On a personal note, during a recent very debilitating illness I've experienced at first hand how extremely callous NT people can be on a routine basis. My access to treament and care seemed to be far more dependent on my ability to sweettalk people than on my actual medical needs. I've been routinely bullied and taken advantage of even by professionals and 'carers'. When I was in the hospital I saw autism specialists treating a physically poorly low functioning autistic man with the most appalling patronisation and even cruelty.
There's something else going on here. It's all too easy for people who believe themselves to be 'normal' to cast neurologically different people in this 'unempathic' light. I rather think that there's quite a deal of projection and scapegoating going on.
Most on the autistic spectrum (myself included, despite my 98%ile IQ) are naive about the social and other games that a large portion of the population plays.
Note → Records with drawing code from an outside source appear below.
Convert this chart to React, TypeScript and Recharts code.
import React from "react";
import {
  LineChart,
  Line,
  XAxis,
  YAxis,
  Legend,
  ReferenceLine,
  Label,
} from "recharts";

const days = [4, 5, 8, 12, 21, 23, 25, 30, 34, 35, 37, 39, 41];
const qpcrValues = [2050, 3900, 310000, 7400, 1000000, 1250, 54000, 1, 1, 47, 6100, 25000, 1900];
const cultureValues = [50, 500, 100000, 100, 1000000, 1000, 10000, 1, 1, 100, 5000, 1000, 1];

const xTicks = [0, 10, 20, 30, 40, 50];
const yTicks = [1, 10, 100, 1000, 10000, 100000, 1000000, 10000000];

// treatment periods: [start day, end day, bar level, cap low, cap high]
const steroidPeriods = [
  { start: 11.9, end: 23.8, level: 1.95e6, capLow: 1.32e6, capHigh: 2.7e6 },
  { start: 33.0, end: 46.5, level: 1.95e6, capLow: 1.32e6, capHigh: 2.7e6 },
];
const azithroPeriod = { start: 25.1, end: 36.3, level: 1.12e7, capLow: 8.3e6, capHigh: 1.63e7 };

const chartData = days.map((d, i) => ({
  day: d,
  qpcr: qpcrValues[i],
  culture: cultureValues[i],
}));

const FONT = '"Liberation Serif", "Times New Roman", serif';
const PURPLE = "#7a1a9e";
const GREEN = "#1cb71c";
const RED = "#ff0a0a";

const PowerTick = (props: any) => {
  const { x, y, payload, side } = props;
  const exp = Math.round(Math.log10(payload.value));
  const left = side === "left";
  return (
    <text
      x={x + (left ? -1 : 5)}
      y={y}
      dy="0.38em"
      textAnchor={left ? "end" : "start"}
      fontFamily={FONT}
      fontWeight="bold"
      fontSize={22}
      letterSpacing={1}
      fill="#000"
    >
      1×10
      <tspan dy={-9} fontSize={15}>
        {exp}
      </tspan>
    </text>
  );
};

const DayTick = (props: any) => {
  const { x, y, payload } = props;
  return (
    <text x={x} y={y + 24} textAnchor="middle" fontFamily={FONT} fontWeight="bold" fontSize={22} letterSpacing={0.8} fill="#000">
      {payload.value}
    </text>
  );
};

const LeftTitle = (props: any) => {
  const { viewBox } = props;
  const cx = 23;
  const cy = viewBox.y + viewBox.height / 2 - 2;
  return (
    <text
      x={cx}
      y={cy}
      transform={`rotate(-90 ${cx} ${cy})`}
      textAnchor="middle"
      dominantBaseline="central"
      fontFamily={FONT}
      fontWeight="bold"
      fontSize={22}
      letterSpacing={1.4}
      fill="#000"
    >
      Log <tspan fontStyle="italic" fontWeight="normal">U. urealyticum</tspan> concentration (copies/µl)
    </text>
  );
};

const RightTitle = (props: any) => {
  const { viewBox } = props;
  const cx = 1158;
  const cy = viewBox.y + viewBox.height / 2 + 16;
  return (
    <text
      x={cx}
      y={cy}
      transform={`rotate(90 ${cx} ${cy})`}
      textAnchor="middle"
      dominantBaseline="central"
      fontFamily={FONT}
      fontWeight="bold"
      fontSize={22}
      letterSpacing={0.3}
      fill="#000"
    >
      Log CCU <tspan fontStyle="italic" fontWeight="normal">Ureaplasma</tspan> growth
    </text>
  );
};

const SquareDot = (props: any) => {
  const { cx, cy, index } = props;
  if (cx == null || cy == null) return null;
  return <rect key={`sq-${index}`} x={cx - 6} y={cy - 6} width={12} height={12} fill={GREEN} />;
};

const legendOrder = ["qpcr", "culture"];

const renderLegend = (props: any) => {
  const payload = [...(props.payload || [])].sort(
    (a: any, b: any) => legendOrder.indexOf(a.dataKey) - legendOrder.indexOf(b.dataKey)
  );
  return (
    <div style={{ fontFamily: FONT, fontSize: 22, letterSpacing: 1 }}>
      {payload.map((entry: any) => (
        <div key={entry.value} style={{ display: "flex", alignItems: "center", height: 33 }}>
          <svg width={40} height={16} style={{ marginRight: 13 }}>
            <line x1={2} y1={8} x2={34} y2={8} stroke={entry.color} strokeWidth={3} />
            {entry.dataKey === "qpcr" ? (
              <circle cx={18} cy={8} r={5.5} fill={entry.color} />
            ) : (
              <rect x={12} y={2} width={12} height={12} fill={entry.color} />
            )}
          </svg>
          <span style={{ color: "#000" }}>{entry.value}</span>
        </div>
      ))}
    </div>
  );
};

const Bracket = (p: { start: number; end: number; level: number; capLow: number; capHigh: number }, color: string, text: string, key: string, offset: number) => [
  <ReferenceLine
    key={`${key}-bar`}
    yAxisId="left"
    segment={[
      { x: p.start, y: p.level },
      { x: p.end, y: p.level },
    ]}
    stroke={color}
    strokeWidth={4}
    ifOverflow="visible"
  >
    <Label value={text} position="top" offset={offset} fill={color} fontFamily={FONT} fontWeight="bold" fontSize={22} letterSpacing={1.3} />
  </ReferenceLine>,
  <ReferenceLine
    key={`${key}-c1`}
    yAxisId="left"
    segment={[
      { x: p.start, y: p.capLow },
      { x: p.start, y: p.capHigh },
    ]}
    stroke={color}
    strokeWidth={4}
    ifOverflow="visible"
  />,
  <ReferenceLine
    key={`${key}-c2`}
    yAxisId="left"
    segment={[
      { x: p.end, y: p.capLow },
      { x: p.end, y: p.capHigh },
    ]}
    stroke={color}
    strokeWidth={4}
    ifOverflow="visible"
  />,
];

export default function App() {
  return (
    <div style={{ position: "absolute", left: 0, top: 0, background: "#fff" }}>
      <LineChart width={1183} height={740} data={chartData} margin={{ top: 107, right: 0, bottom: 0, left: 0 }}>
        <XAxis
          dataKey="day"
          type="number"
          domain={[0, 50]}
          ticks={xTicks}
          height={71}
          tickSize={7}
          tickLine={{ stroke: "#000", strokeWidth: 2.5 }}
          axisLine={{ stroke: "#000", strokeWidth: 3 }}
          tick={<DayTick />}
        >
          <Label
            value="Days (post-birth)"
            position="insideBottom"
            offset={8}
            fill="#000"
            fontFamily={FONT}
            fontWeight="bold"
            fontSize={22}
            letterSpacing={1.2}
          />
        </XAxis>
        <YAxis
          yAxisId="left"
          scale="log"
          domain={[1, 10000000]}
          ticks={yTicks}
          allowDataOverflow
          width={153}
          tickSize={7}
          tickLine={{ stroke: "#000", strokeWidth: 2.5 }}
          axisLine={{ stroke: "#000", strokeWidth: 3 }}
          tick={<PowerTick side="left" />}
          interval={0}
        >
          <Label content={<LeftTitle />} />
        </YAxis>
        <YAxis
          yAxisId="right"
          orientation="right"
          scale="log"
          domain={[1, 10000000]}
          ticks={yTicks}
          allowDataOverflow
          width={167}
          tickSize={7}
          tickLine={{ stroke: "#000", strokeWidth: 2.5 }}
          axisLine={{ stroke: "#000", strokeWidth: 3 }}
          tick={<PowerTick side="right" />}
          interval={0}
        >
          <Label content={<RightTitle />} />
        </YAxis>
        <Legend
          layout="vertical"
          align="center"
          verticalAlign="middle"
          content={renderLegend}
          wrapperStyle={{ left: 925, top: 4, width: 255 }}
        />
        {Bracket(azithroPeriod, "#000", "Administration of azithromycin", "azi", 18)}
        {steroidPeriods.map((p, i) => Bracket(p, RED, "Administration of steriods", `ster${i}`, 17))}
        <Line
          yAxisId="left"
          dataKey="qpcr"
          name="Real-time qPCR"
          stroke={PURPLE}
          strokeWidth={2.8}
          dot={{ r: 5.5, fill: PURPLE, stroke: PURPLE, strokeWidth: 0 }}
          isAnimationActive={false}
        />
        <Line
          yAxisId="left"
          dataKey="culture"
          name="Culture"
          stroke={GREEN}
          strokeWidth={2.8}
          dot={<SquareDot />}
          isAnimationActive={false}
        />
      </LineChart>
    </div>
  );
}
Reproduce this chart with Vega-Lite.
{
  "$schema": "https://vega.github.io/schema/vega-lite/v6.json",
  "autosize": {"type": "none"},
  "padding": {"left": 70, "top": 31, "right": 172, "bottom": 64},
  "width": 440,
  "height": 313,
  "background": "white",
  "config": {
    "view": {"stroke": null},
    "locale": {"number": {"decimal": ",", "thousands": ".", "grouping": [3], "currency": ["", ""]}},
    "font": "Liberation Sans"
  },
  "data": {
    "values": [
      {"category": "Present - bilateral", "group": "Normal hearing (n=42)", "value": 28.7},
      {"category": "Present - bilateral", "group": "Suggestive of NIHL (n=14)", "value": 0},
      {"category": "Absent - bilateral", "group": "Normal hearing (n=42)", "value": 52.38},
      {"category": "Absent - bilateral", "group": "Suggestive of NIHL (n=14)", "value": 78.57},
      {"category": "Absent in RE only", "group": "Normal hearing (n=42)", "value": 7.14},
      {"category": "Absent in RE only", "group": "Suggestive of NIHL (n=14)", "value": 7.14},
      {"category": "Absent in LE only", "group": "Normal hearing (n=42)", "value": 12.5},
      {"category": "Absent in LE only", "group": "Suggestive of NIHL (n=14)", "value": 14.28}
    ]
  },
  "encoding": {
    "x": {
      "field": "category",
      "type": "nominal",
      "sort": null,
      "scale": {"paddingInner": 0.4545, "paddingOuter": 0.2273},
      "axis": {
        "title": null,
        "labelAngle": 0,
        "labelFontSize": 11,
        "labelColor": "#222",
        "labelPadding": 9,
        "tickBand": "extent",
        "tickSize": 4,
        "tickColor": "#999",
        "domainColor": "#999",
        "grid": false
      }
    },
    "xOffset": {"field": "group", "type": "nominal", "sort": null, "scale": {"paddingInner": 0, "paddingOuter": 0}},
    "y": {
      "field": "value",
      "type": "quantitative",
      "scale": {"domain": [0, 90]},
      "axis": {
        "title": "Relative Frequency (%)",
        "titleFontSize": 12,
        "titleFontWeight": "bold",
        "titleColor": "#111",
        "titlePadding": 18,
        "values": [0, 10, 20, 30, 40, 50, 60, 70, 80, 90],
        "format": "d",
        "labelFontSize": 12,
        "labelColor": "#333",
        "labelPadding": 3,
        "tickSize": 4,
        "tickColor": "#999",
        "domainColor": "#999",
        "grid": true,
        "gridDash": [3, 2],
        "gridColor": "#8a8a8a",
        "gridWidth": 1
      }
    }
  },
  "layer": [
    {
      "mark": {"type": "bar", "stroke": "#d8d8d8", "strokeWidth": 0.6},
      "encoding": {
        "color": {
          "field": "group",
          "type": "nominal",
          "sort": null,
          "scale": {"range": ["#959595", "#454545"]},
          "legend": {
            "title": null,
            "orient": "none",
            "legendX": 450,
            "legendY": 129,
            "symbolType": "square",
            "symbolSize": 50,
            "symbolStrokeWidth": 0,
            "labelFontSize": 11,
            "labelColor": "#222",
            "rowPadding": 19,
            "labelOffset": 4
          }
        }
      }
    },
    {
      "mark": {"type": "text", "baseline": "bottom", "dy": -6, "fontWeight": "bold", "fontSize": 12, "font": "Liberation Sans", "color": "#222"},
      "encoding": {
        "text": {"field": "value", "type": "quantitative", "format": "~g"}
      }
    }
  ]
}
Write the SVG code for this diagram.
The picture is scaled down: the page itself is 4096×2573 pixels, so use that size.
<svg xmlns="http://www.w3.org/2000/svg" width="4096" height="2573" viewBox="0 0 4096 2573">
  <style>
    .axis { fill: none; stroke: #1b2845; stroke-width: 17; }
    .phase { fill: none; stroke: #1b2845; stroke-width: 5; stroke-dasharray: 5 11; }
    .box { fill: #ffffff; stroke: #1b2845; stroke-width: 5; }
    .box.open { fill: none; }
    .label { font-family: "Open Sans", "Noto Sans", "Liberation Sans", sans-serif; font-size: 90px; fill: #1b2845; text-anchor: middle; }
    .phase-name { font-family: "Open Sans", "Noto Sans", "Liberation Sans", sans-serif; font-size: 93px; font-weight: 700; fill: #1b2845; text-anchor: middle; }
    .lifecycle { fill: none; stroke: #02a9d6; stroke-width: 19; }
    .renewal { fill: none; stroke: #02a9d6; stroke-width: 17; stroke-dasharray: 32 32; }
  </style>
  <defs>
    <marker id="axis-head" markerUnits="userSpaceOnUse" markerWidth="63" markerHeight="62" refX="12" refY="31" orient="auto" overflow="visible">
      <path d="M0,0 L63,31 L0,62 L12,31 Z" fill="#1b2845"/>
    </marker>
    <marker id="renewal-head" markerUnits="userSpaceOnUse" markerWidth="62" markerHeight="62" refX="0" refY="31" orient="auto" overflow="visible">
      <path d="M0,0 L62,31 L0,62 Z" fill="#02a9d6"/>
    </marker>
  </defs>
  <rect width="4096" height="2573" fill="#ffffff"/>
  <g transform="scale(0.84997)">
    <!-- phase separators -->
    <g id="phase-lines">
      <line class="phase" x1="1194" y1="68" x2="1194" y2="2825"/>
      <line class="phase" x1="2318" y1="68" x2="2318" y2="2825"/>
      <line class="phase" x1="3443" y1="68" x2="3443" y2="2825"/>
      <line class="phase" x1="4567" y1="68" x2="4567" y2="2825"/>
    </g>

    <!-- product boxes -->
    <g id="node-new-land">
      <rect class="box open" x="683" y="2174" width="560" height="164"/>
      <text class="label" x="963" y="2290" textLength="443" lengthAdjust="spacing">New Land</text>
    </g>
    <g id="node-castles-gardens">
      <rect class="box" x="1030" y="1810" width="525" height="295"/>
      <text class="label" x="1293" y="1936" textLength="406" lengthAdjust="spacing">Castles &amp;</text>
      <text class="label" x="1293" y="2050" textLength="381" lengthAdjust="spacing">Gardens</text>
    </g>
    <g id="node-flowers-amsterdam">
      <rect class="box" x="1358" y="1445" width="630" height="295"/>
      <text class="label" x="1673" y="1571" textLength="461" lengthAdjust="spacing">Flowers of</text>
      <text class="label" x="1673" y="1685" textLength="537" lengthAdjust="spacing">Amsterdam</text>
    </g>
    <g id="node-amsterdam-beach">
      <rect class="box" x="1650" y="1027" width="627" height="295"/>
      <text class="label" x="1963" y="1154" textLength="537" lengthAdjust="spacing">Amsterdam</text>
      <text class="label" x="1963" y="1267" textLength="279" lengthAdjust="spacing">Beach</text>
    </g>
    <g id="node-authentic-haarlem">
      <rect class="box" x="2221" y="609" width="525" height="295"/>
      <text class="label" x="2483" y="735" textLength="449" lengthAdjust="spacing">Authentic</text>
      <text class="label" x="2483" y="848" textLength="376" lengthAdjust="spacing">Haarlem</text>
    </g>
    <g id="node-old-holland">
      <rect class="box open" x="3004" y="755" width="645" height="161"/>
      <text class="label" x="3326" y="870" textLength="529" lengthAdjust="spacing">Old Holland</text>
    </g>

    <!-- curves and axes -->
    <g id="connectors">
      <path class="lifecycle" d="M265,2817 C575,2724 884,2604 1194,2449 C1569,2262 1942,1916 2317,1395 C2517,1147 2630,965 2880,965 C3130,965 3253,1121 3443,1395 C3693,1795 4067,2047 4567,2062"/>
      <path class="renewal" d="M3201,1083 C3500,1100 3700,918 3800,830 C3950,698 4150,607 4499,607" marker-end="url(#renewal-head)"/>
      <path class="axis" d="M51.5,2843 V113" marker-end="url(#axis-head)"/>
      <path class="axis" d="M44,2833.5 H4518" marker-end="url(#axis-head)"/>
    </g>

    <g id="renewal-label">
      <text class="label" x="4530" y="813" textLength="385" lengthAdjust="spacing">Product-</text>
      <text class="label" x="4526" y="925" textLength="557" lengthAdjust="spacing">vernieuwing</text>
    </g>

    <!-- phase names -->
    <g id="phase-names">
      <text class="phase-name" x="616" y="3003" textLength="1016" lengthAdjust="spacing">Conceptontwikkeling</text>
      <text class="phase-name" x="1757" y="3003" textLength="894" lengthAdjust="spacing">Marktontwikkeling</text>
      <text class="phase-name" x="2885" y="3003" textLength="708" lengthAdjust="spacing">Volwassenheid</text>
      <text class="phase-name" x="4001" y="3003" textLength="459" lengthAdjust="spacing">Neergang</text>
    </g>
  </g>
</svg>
We are literal, we do take things at face value, we're mostly scrupulously honest. We're easy to con. Instead of counting these attributes as 'symptoms' and pathological, why are they not lauded and held up as characteristics to be emulated? Despite so much intellectual ability life is simple, straightforward and honest for us. Isn't this what many many people say they want?! A simpler, honest life?!
As to this 'mindblindness', I have a very full and deeply felt range of emotions- it just takes me a little while to interpret and label what they are. The psychologist explained that this was due to reduced connections, a minimised corpus callosum, between the right and left hemispheres. If it takes me a while to work out my own feelings, then of course it's going to take me a commensurate time to work out others' feelings and motivations. I just cannot play the devious games that a large portion of the population seems to thrive on. Tell me, in a real fix, who would you prefer to have on your side? Someone who has a propensity to being two-faced and manipulative or someone who is upfront, honest to the core?
But these are simplistic ways of putting it. Understanding of AS, even amongst those who consider themselves to be experts, is rudimentary and very much in its infancy. It's my belief that we're going to find that some day AS brains will be credited with some and even many of the world's greatest achievements. Now that experts are beginning to attribute autistic traits to such as Einstein, Mozart, Dickinson, Austen, Jefferson, Thoreau, Spielberg, Gore et al I think we're going to have to revisit just what it is that bugs us about smart, naive, honest, straightforward folks who mostly see the world and think very differently from the majority.